PUPN: Are more colleges and universities investing in bulkheads?
Albertson: It seems like more often than not they choose to include at least one bulkhead. For example, one in Walnut, California—Mt. San Antonio College—has three of our bulkheads in their pools. The biggest reason is they host swim championships every year, and they can use the bulkheads in their competition pool to dial in the course length specifically for the event. They can move the bulkhead slightly to make sure their course is exactly 50 meters or exactly 25 meters.
PUPN: Is it hard to do that?
Albertson: It’s very user friendly. You really just open a valve, turn on an air compressor, and allow the buoyancy chamber to fill with air, and you make a15,000-pound bulkhead much, much lighter. So adjusting the bulkhead is a reasonably easy process. You can train two lifeguards to do that.
PUPN: Sustainability is increasingly a priority in every aspect of a campus life. Is that true of pools?
Albertson: Absolutely. For one, our stainless-steel pools have the advantage of longevity. We warranty the pool structure for 25 years, and chances are it’s going to last much longer than that. So that saves on resources having to go into a new structure due to wear-and-tear.
PUPN: What makes your pools last that long compared to traditional materials?
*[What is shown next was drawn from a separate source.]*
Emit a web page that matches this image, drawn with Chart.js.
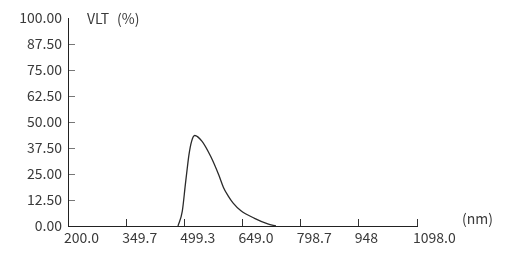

Albertson: Our stainless-steel pool wall system is by far the best in the United States. One, it’s all welded. We do offer a bolt-together system, but our preference is our all-welded system. You don’t have to worry about the welds ever coming apart, because they don’t. Two, we use heavy gauge material, and three, it’s all domestically sourced within 300 miles of Indianapolis. And for the most part we use grade 316L material, which is an upgraded material compared to the more common 304-grade stainless steel.
Then if something needs to change 50 years from now, it’s a recyclable material. You can’t recycle concrete, but you can recycle stainless.
On top of that, our filtration system operates a lot more efficiently than traditional filtration systems from an efficiency standpoint of saving water, chemical, heating, and labor costs.
PUPN: What are some other trends you’re seeing?
Albertson: Campuses are increasingly gravitating to attracting students with more bells and whistles, pools with more of a resort feel—lazy rivers and slides, almost of college-kid water park.
PUPN: How much do clients know coming in about stainless-steel pools?
Albertson: It is all over the board. There are people who surprise me when we have our first conversation, because they know so much. And others don’t. For the most part it does take a little bit of an education, and that’s something we are always striving to do better, whether it’s how our website is informing people or the types of brochures and literature we have. But having been in business almost 60 years, I think we’re doing something right.
PUPN: Any final thoughts?
Albertson: We are capable of working in all 50 states, and I think our product is even more valuable because we’re willing to go anywhere. Not every part of the country has a pool contractor capable of building a major commercial pool like this in what I would call traditional materials. Or they might not have a contractor willing to do it in their part of the country. Because we can bring our fabricated products with us, we can really go anywhere.
And we’re USA fabricated. All our stainless steel is domestically produced, and that appeals to our customers.